Washington Examiner – by PETE KASPEROWICZ
The U.S. Drug Enforcement Administration inappropriately paid an Amtrak employee more than $850,000 over 20 years to provide information on passengers who may be smuggling drugs, according a report from the Justice Department’s Office of Inspector General.
The OIG also released a separate report saying the DEA arranged to pay a government airport screener to act as a confidential source. The screener, however, never provided information of any value to the DEA.
But the OIG’s problem with these arrangements wasn’t that transportation officials were reporting people’s actions to the DEA. Instead, OIG said it made no sense for the DEA to pay these people for information, as they are already required by law to offer it up for free.
“The OIG determined that over a period of 20 years, the DEA paid the Amtrak employee $854,460 as of January 2014 for information that was available at no cost to the government in violation of federal regulations relating to the use of government property, thereby wasting substantial government funds,” the OIG wrote.
The report did find, however, that the DEA went too far at one point by asking the Amtrak employee to gather “specific information.”
The OIG made a similar argument in the case of the TSA worker.

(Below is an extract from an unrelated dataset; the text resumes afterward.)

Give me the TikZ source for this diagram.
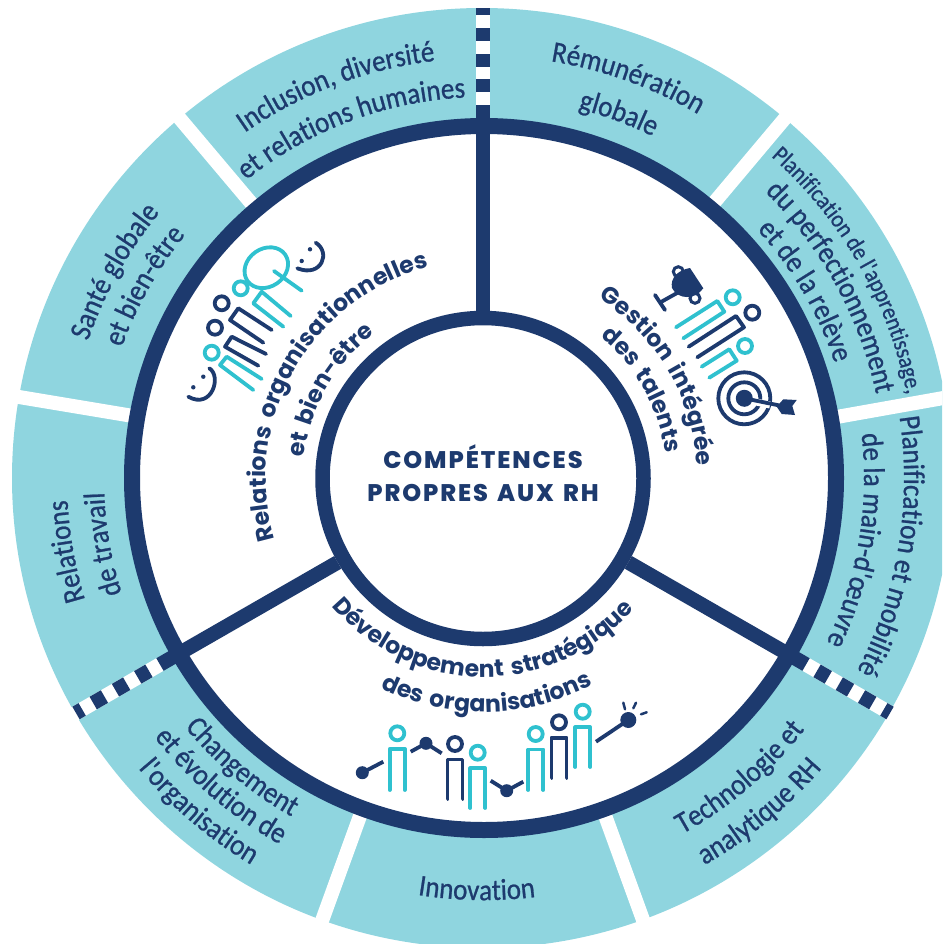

“The OIG also found that TSA security screeners are obligated to report to law enforcement suspected criminal activity that they observe in the course of their duties,” that report said. “Therefore, by registering a TSA security screener as a [confidential source], the DEA agreed to pay for information that the screener was already obligated to provide to law enforcement.”
That report did say that the DEA inappropriately asked the airport screener to report passengers carrying large sums of money, “in exchange for a reward based on money seized by the DEA.” That violated internal DEA procedures, and may have violated people’s right to be free of unreasonable searches and seizures.
The OIG released an audit report last July on its findings in both cases up to that point.